He’ll Find You

  
One Christmas when I was very small my parents told us that we were going to spend the holiday with our grandparents. This was a new and exciting thing for me. We always spent a few weeks in the summer with them in Texas, but we’d never been there for Christmas. I began to imagine how fun this was going to be! I’d get to see all my Texas aunts and uncles and to play with my cousins. And, of course, spending time with my grandparents was a great treat. Since we rarely got to see them, they completely indulged us with treats and attention. The more I thought about it, the more excited I became about our trip.  
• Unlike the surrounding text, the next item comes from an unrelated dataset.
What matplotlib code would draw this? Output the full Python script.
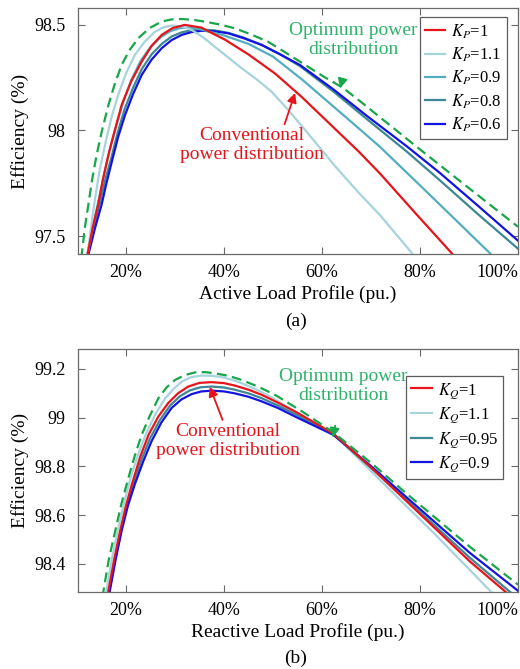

But, wait a minute. Just hold on a minute here. If I was in Texas instead of Georgia, how would Santa Claus ever find me? How would he know to bring all the toys I’d asked for to my grandparents’ house? More than fifty years later, I fully remember the horror and the panic of that moment. My mother assured me that Santa would find me and that I shouldn’t worry about it. She could usually put any of my fears to rest, but this time, I just wasn’t sure she knew what she was talking about. I kept on worrying about it. I fretted on the car trip out there and for the days leading up to Christmas morning. All the fun I’d anticipated having on this special trip was tainted by that nagging voice in my head: “Will Santa find me? Will he still bring me my toys?” Of course he did find me and he brought me all I’d asked for and more. I’d like to say that I realized Christmas wasn’t about getting toys from Santa, and that I’d ruined the time with my Texas family because of my greedy little heart. But I was only five years old and at the time all I cared about was presents.  

I’d like to say also that I never again allowed myself to be distracted from the real meaning of Christmas—but that wouldn’t be true either. I found it easy, and even great fun, to be caught up in the materialism of a worldly Christmas. It was too many useless gifts, too many frantic activities, and too much exhaustion at the end of the day. It was only when I’d begun to reclaim Advent in my life that Christmas became more spiritual and much less material. I don’t know why I resisted the Church’s teaching on Advent for so long. I wanted to put the Christmas tree up the day after Thanksgiving and shop until I dropped at every spare moment. I didn’t want to waste a festive minute on prayer or reflection, much less on fasting or charitable works. I wanted to rush right into Christmas and then be completely worn out and a little depressed on December 26.  

These days, I’ve learned to savor every moment leading up to HIs birth. I re-read favorite devotions and Scripture. I spend time in Advent, rather than just money. And I’ve recognized that Christmas BEGINS on December 25 and lasts those famous “12 Days” until January 6 and the Feast of the Epiphany when we celebrate the coming of the Wise Men. I hope you and your family embrace the season of Advent and, as it draws to a close, that you’re prepared to welcome the Christ Child into your heart. I hope you take the time for prayer and reflection and make the most of moments shared with your family and friends. And remember what my mother told me on that Christmas in Texas: Don’t worry. He’ll always find you.

“Who among us will celebrate Christmas correctly? Whoever finally lays down all power, reputation, honor, vanity, and arrogance beside the manger. Whoever remains lowly and lets God alone be high.”